今後もTime-seriesコンペはたぶん継続的に出てくると思うので、みなさんもぜひ参加してほしいなと思います。ということで、今日の発表を終わりたいと思います。ありがとうございました。
司会者:ありがとうございました。いや、メチャクチャ知見が詰まっていてすごいなと感じました。
ちなみに、Riiidでもtraining dataがすごい量だったと思いますが、Train用の特徴量を作ったりするのも、ストリーム処理をしたのでしょうか?
能見:そうですね。Riiidコンペのtrain dataは2億ぐらいでしたっけ?1億でしたっけ?まぁまぁありましたよね。でもGCPのPreemptible Instanceで、64コアぐらいのやつでフワッと回したら10〜15分ぐらいで計算が終わりました。即座ではありませんが、私のKaggleのやり方的には、ぜんぜん問題がないぐらいのスピード感でした。
司会者:なるほど。すばらしい。
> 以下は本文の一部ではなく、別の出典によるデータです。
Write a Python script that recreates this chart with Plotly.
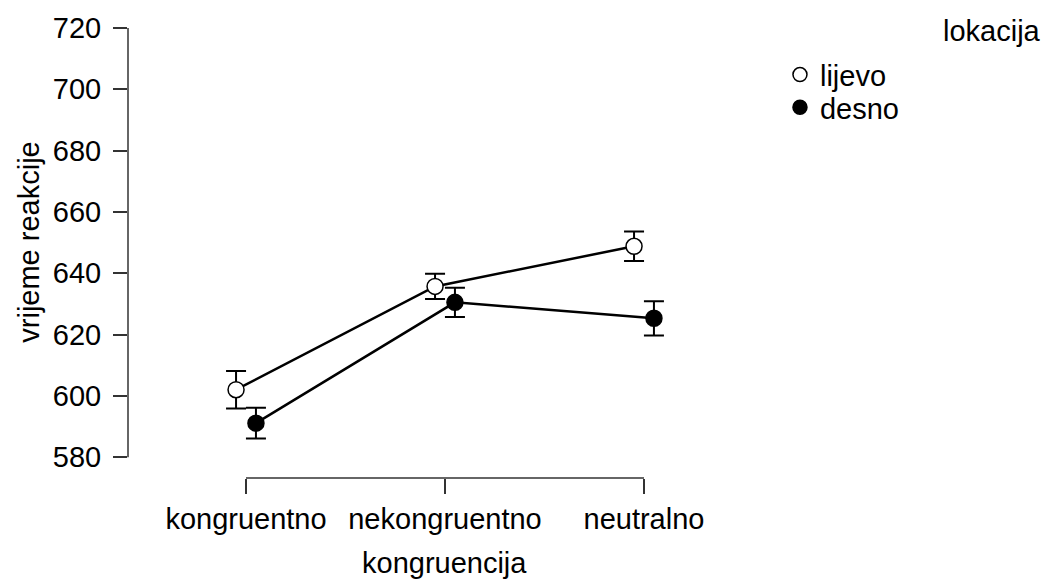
import plotly.graph_objects as go

# Reaction times by congruency condition and stimulus location
categories = ["kongruentno", "nekongruentno", "neutralno"]
y_ticks = [580, 600, 620, 640, 660, 680, 700, 720]

lijevo_mean = [602.0, 635.7, 648.8]
lijevo_err = [6.1, 4.1, 4.8]
desno_mean = [591.1, 630.5, 625.3]
desno_err = [5.0, 4.8, 5.6]

FONT = "Liberation Sans, Arial, sans-serif"
FS = 29
DODGE = 0.05

cat_idx = list(range(len(categories)))
x_left = [i - DODGE for i in cat_idx]
x_right = [i + DODGE for i in cat_idx]

fig = go.Figure()

series = [
    ("lijevo", x_left, lijevo_mean, lijevo_err, "white", "legend"),
    ("desno", x_right, desno_mean, desno_err, "black", "legend2"),
]

for name, xs, ys, errs, fill, _ in series:
    fig.add_trace(go.Scatter(
        x=xs, y=ys, mode="lines+markers", name=name, showlegend=False,
        line=dict(color="black", width=2.5),
        marker=dict(size=16, color=fill, line=dict(color="black", width=1.5)),
        error_y=dict(type="data", array=errs, visible=True,
                     color="black", thickness=2, width=10),
    ))

# legend entries (markers only), one legend box per entry
for name, _, _, _, fill, leg in series:
    fig.add_trace(go.Scatter(
        x=[None], y=[None], mode="markers", name=name, legend=leg,
        marker=dict(size=14, color=fill, line=dict(color="black", width=1.5)),
    ))

# range-frame axes
line_col = "#333333"
fig.add_shape(type="line", xref="x", yref="paper",
              x0=cat_idx[0], x1=cat_idx[-1], y0=0, y1=0,
              line=dict(color=line_col, width=1.5))
fig.add_shape(type="line", xref="paper", yref="y",
              x0=0, x1=0, y0=y_ticks[0], y1=y_ticks[-1],
              line=dict(color=line_col, width=1.5))

fig.add_annotation(text="vrijeme reakcije", xref="paper", yref="y",
                   x=-0.158, y=650, textangle=-90, showarrow=False,
                   xanchor="center", yanchor="middle",
                   font=dict(family=FONT, size=FS, color="black"))
fig.add_annotation(text="kongruencija", xref="x", yref="paper",
                   x=1, y=-0.188, showarrow=False,
                   xanchor="center", yanchor="middle",
                   font=dict(family=FONT, size=FS, color="black"))
fig.add_annotation(text="lokacija", xref="paper", yref="paper",
                   x=1.447, y=0.994, showarrow=False,
                   xanchor="right", yanchor="middle",
                   font=dict(family=FONT, size=FS, color="black"))

legend_style = dict(xanchor="left", yanchor="middle",
                    font=dict(family=FONT, size=FS, color="black"),
                    bgcolor="rgba(0,0,0,0)", itemsizing="trace")

fig.update_layout(
    width=1044, height=579,
    margin=dict(l=128, r=284, t=25, b=101),
    paper_bgcolor="white", plot_bgcolor="white",
    font=dict(family=FONT, size=FS, color="black"),
    xaxis=dict(range=[-0.593, 2.583], tickvals=cat_idx, ticktext=categories,
               showline=False, showgrid=False, zeroline=False,
               ticks="outside", ticklen=15, tickwidth=1.5, tickcolor=line_col,
               tickfont=dict(family=FONT, size=FS, color="black")),
    yaxis=dict(range=[573.2, 720], tickvals=y_ticks,
               showline=False, showgrid=False, zeroline=False,
               ticks="outside", ticklen=14, tickwidth=1.5, tickcolor=line_col,
               ticklabelstandoff=6,
               tickfont=dict(family=FONT, size=FS, color="black")),
    legend=dict(x=1.0316, y=0.8962, **legend_style),
    legend2=dict(x=1.0316, y=0.8234, **legend_style),
    showlegend=True,
)

fig.write_html("out.html")
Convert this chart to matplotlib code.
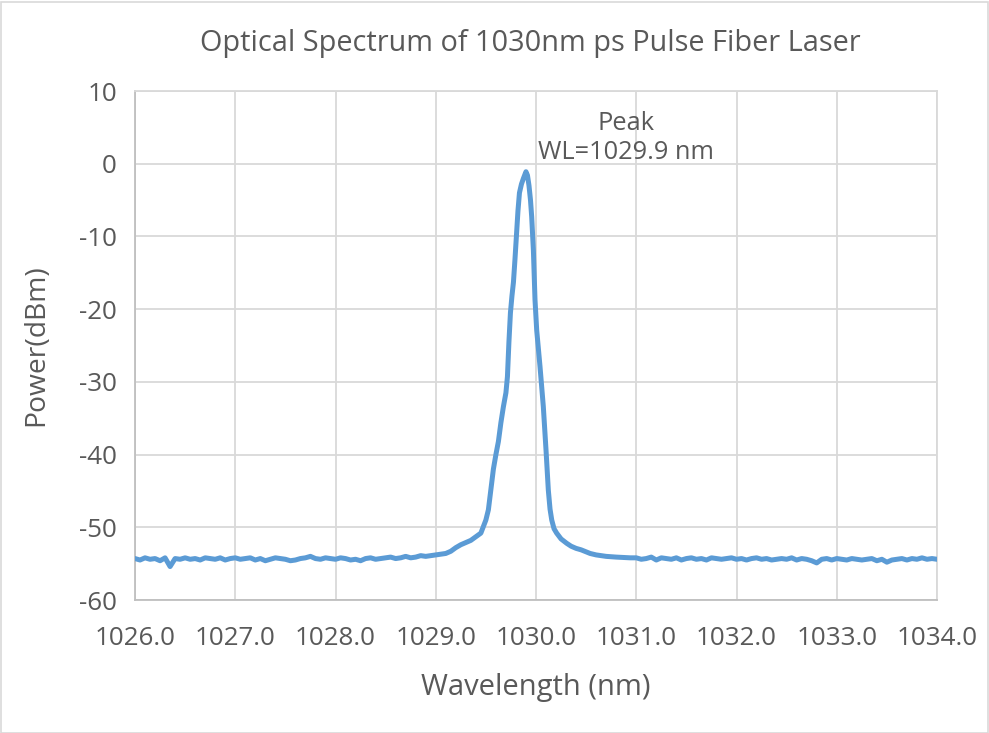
import numpy as np
import matplotlib
matplotlib.use("Agg")
import matplotlib.pyplot as plt
from matplotlib.patches import Rectangle

# ---------------- data ----------------
left_base_start, left_base_stop = 1026.00, 1029.00
left_base_power = [
    -54.3, -54.5, -54.2, -54.4, -54.3, -54.6, -54.2, -55.4, -54.3, -54.4,
    -54.2, -54.4, -54.3, -54.5, -54.2, -54.3, -54.4, -54.2, -54.5, -54.3,
    -54.2, -54.4, -54.3, -54.2, -54.5, -54.3, -54.6, -54.4, -54.2, -54.3,
    -54.4, -54.6, -54.5, -54.3, -54.2, -54.0, -54.3, -54.4, -54.2, -54.3,
    -54.4, -54.2, -54.3, -54.5, -54.4, -54.6, -54.3, -54.2, -54.4, -54.3,
    -54.2, -54.1, -54.3, -54.2, -54.0, -54.2, -54.1, -53.9, -54.0, -53.9,
    -53.8,
]

peak_wavelength = [
    1029.05, 1029.10, 1029.15, 1029.20, 1029.25, 1029.30, 1029.35, 1029.40,
    1029.45, 1029.475, 1029.50, 1029.525, 1029.55, 1029.575, 1029.60, 1029.625,
    1029.65, 1029.675, 1029.70, 1029.715, 1029.73, 1029.745, 1029.76, 1029.775,
    1029.79, 1029.805, 1029.82, 1029.835, 1029.855, 1029.875, 1029.90, 1029.915,
    1029.93, 1029.945, 1029.957, 1029.974, 1029.99, 1030.007, 1030.04, 1030.073,
    1030.10, 1030.123, 1030.14, 1030.157, 1030.18, 1030.206, 1030.25, 1030.306,
    1030.35, 1030.40, 1030.45, 1030.54, 1030.60, 1030.70, 1030.80, 1030.94,
]
peak_power = [
    -53.7, -53.6, -53.3, -52.8, -52.4, -52.1, -51.8, -51.3,
    -50.8, -49.9, -49.0, -47.6, -44.8, -42.0, -40.0, -38.2,
    -35.6, -33.4, -31.5, -29.3, -24.5, -20.5, -18.2, -16.3,
    -13.2, -9.8, -6.5, -4.0, -2.8, -2.0, -1.1, -1.6,
    -3.0, -5.0, -7.3, -11.9, -18.7, -22.9, -27.9, -33.4,
    -39.4, -44.9, -47.5, -49.0, -50.2, -50.8, -51.6, -52.2,
    -52.6, -52.9, -53.1, -53.6, -53.8, -54.0, -54.1, -54.2,
]

right_base_start, right_base_stop = 1031.00, 1034.00
right_base_power = [
    -54.2, -54.4, -54.3, -54.1, -54.5, -54.2, -54.3, -54.4, -54.2, -54.5,
    -54.3, -54.2, -54.4, -54.3, -54.5, -54.2, -54.3, -54.4, -54.3, -54.2,
    -54.4, -54.3, -54.5, -54.3, -54.2, -54.4, -54.3, -54.5, -54.4, -54.3,
    -54.4, -54.2, -54.5, -54.3, -54.4, -54.6, -54.9, -54.4, -54.3, -54.5,
    -54.3, -54.4, -54.5, -54.3, -54.4, -54.5, -54.4, -54.3, -54.6, -54.4,
    -54.8, -54.5, -54.4, -54.3, -54.5, -54.3, -54.4, -54.2, -54.4, -54.3,
    -54.4,
]

x_ticks = [1026.0, 1027.0, 1028.0, 1029.0, 1030.0, 1031.0, 1032.0, 1033.0, 1034.0]
y_ticks = [-60, -50, -40, -30, -20, -10, 0, 10]

title = "Optical Spectrum of 1030nm ps Pulse Fiber Laser"
x_label = "Wavelength (nm)"
y_label = "Power(dBm)"
peak_label = "Peak\nWL=1029.9 nm"

# ---------------- assemble series ----------------
left_wl = np.linspace(left_base_start, left_base_stop, len(left_base_power))
right_wl = np.linspace(right_base_start, right_base_stop, len(right_base_power))
wavelength = np.concatenate([left_wl, peak_wavelength, right_wl])
power = np.concatenate([left_base_power, peak_power, right_base_power])

# ---------------- style ----------------
plt.rcParams['font.family'] = ['Open Sans', 'DejaVu Sans']
TEXT = '#595959'
GRID = '#d9d9d9'
AXIS = '#bfbfbf'
LINE = '#5b9bd5'

W, H = 989, 733
fig = plt.figure(figsize=(W / 100, H / 100), dpi=100)
ax = fig.add_axes([135 / W, 1 - 600 / H, (937 - 135) / W, (600 - 91) / H])

ax.plot(wavelength, power, color=LINE, lw=3.6, solid_joinstyle='round',
        solid_capstyle='round', zorder=3)

ax.set_xlim(1026, 1034)
ax.set_ylim(-60, 10)
ax.set_xticks(x_ticks)
ax.set_xticklabels([f"{v:.1f}" for v in x_ticks])
ax.set_yticks(y_ticks)
ax.set_yticklabels([str(v) for v in y_ticks])

ax.grid(True, color=GRID, lw=1.3, zorder=0)
ax.set_axisbelow(True)
for side in ['top', 'right']:
    ax.spines[side].set_color(GRID)
    ax.spines[side].set_linewidth(1.3)
for side in ['left', 'bottom']:
    ax.spines[side].set_color(AXIS)
    ax.spines[side].set_linewidth(1.3)
ax.tick_params(length=0, colors=TEXT, labelsize=18.7)
ax.tick_params(axis='x', pad=18.5)
ax.tick_params(axis='y', pad=13)

fig.text(530 / W, 1 - 43 / H, title, ha='center', va='center', fontsize=20.8, color=TEXT)
fig.text(536 / W, 1 - 687 / H, x_label, ha='center', va='center', fontsize=21, color=TEXT)
fig.text(36 / W, 1 - 345 / H, y_label, ha='center', va='center', rotation=90, fontsize=20.3, color=TEXT)
fig.text(626 / W, 1 - 138 / H, peak_label, ha='center', va='center', fontsize=18.3,
         color=TEXT, linespacing=1.25)

fig.patches.append(Rectangle((0.5 / W, 0.5 / H), 1 - 2 / W, 1 - 2 / H, transform=fig.transFigure,
                             fill=False, edgecolor=GRID, lw=1.2))

fig.savefig("out.png", dpi=100)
ちなみに、MLBコンペの話で、例えば2日目の推論をしようとした時に、1日目の特徴量は使いたい場合、NFLでは使えたと思うのですが、特徴量を作る・作らないみたいな2パターンがあると思っていればよいんでしょうか?
能見:特徴量というか、目的変数ですかね。
司会者:あ、そうですね。目的変数か。
能見:はい。Riiidでは1ステップ前の目的変数を取得できたので、それでラグ特徴量が作れたのですが、MLBの場合は、それが取得できないかたちになっていたので、テスト期間中に対するターゲットの値がわかりませんでした。
Time-seriesコンペも毎回微妙に仕様が変わっていたり、テストデータの期間の開き方もたぶん毎回微妙に違ったりすると思うので、そのへんはよく注意したほうがよいと思います。今回のMLBでは、あまり最初にホストからそのへんの情報がはっきり与えられていなくて、ほかの日本人Kagglerの方がよい感じに質問してくれて答えが出てきたところがあったので、非常に助かりました。わからなかったら質問してみるのも大事だと思います。
司会者:なるほど。ありがとうございました。
能見:ありがとうございました。